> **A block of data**
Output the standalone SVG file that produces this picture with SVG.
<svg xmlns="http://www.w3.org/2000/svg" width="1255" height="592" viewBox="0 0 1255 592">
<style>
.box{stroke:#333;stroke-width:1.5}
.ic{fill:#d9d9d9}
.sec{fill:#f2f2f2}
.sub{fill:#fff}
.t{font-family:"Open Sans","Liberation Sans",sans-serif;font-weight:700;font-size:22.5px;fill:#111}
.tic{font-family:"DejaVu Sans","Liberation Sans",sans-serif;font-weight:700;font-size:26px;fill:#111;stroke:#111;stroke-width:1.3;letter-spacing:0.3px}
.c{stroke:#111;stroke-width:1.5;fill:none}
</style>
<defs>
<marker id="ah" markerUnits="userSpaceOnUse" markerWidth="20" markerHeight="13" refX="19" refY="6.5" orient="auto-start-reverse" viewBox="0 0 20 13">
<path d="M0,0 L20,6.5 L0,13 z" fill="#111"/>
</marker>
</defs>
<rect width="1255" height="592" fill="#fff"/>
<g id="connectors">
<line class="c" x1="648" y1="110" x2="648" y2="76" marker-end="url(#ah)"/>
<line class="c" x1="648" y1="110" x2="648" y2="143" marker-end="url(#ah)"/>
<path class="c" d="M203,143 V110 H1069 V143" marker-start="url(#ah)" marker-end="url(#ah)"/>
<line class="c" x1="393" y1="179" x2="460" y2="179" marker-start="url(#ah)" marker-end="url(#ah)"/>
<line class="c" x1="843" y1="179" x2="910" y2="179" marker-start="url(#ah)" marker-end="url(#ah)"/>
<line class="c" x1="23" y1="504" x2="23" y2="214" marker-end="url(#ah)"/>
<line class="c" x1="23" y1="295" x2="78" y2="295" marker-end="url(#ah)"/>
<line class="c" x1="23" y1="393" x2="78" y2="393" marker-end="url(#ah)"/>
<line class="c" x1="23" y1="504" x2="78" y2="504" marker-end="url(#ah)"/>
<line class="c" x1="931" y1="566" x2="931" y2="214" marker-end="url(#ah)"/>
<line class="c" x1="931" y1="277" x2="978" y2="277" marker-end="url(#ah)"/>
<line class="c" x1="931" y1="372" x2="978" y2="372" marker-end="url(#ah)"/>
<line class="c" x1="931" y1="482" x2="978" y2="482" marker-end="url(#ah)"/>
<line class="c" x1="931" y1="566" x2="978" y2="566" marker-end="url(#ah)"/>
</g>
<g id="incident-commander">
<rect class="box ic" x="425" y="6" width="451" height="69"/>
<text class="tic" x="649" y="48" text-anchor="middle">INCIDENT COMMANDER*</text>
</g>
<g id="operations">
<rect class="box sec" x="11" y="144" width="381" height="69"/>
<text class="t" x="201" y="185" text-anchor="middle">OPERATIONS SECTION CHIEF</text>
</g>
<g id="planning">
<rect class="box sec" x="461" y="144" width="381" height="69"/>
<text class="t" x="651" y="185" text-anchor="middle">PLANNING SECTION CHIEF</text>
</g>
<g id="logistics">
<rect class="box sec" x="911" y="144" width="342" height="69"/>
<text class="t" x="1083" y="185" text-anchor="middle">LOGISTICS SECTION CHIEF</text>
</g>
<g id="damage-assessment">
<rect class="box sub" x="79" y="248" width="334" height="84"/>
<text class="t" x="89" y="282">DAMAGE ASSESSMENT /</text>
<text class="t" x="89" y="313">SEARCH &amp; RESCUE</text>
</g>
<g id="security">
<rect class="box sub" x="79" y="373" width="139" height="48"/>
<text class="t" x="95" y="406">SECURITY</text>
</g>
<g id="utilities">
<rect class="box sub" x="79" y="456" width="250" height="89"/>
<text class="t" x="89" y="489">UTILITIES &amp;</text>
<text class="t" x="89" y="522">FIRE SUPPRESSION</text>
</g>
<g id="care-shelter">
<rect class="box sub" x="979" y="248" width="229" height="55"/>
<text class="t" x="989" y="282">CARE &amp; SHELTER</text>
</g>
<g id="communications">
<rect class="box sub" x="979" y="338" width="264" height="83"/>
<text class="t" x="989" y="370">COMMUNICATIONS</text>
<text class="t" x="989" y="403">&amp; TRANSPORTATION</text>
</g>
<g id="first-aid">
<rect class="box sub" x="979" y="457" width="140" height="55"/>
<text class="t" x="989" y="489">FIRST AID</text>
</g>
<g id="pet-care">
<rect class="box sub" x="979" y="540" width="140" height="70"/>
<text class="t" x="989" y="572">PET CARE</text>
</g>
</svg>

* * *

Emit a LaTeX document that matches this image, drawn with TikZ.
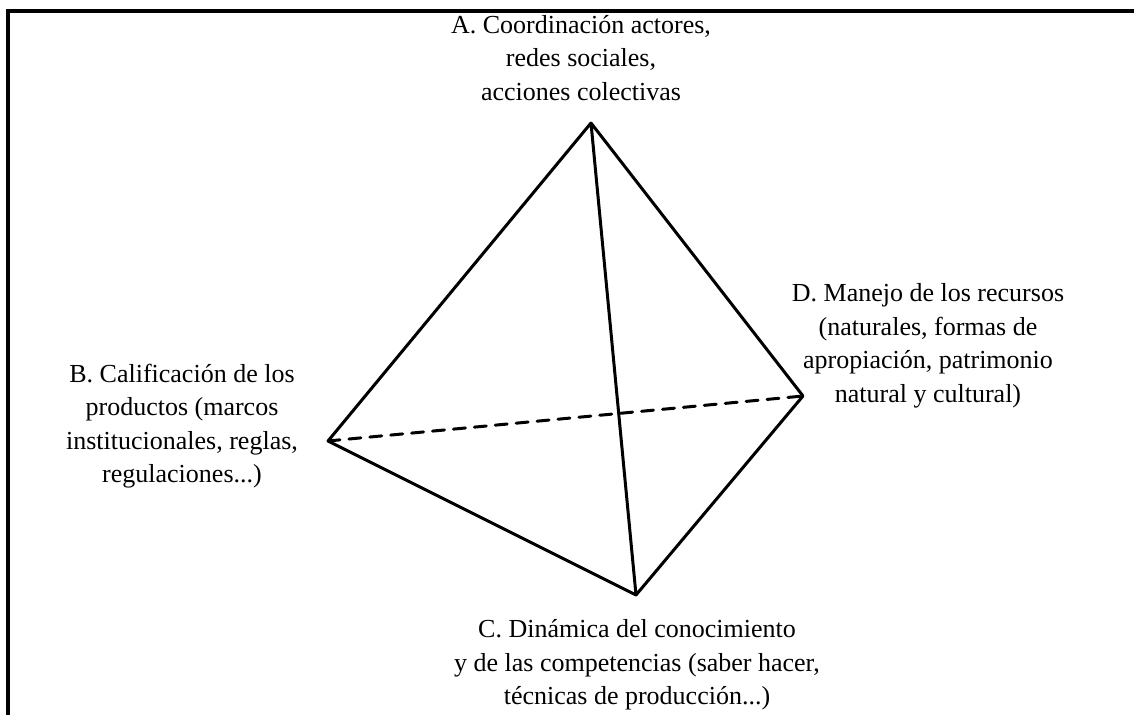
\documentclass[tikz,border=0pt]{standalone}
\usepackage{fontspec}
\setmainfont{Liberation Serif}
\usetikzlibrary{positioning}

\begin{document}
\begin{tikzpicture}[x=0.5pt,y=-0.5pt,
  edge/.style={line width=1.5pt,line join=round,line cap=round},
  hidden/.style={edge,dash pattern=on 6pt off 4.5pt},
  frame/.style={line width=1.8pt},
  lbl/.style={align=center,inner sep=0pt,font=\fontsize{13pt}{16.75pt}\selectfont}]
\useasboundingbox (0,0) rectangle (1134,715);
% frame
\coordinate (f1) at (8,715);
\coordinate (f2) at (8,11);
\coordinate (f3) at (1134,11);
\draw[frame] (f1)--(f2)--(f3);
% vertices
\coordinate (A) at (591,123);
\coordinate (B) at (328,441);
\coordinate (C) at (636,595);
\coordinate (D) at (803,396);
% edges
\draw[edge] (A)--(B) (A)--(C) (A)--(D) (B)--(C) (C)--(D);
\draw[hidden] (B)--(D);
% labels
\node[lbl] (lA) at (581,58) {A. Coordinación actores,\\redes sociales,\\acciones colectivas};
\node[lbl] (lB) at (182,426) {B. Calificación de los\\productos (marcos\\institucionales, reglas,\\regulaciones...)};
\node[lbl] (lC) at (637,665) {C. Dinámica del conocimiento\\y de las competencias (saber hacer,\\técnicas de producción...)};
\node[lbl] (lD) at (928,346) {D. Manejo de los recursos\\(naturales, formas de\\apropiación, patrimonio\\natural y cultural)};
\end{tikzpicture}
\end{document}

> **Requirements**
Give the count of lines containing "this", with no added text.

> **Expected answer**
2